Then as now, the prestigious Umayyad mosque in Damascus made a lasting impression on visitors.

A wonder of creation

The mosque was a magnet for travellers to the East, including the Spaniard Ibn Jubayr, who described his visit in 1184, and it was always included among the wonders of creation, along with the Kaaba in Mecca, the Mosque of the Prophet in Medina, the talking trees on the island of Wak Wak and other real or imagined creatures. The mosque is therefore often depicted in illustrated manuscripts of the Wonders of Creation (ʻAjāʼib al-makhlūqāt), composed by the Persian al-Qazwini in the 13th century, which enjoyed great success in the medieval and later periods.

A regional model

A masterpiece of early Islamic art, the Umayyad mosque may be based on the plan of the al-Aqsa Mosque in Jerusalem built by the father of al-Walid I, ʿAbd al-Malik, and completed by al-Walid. The al-Aqsa mosque has been considerably altered since, and no longer resembles the earlier Umayyad version.

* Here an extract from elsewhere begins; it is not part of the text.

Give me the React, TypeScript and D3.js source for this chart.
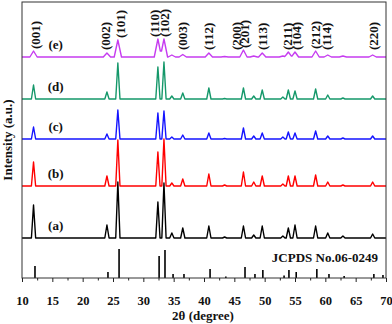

However, the Umayyad mosque did inspire architects working in the region. The mosque founded by al-Walid in Aleppo had a similar plan and the same rich mosaic decoration, which did not survive later alterations. It directly inspired the basilica plan of the great mosque of Homs built in 782 and largely altered in the 12th century. In the 960s, the Umayyad caliph al-Hakam II followed in the steps of his forefathers in Damascus by transforming the decoration of the great mosque of Córdoba in Spain with rich, glittering gold-ground mosaics. Sultan Malik-Shah, who restored the prayer hall of the Damascus mosque, rebuilt the great mosque of Diyarbakir in Turkey in 1092, the plan of which is almost identical to its counterpart in Damascus.

Lastly, the same Umayyad mosque also inspired the architect of the al-Tawba mosque, founded in Damascus in 1234. Built several centuries later, it stands testament to the enduring appeal of its model.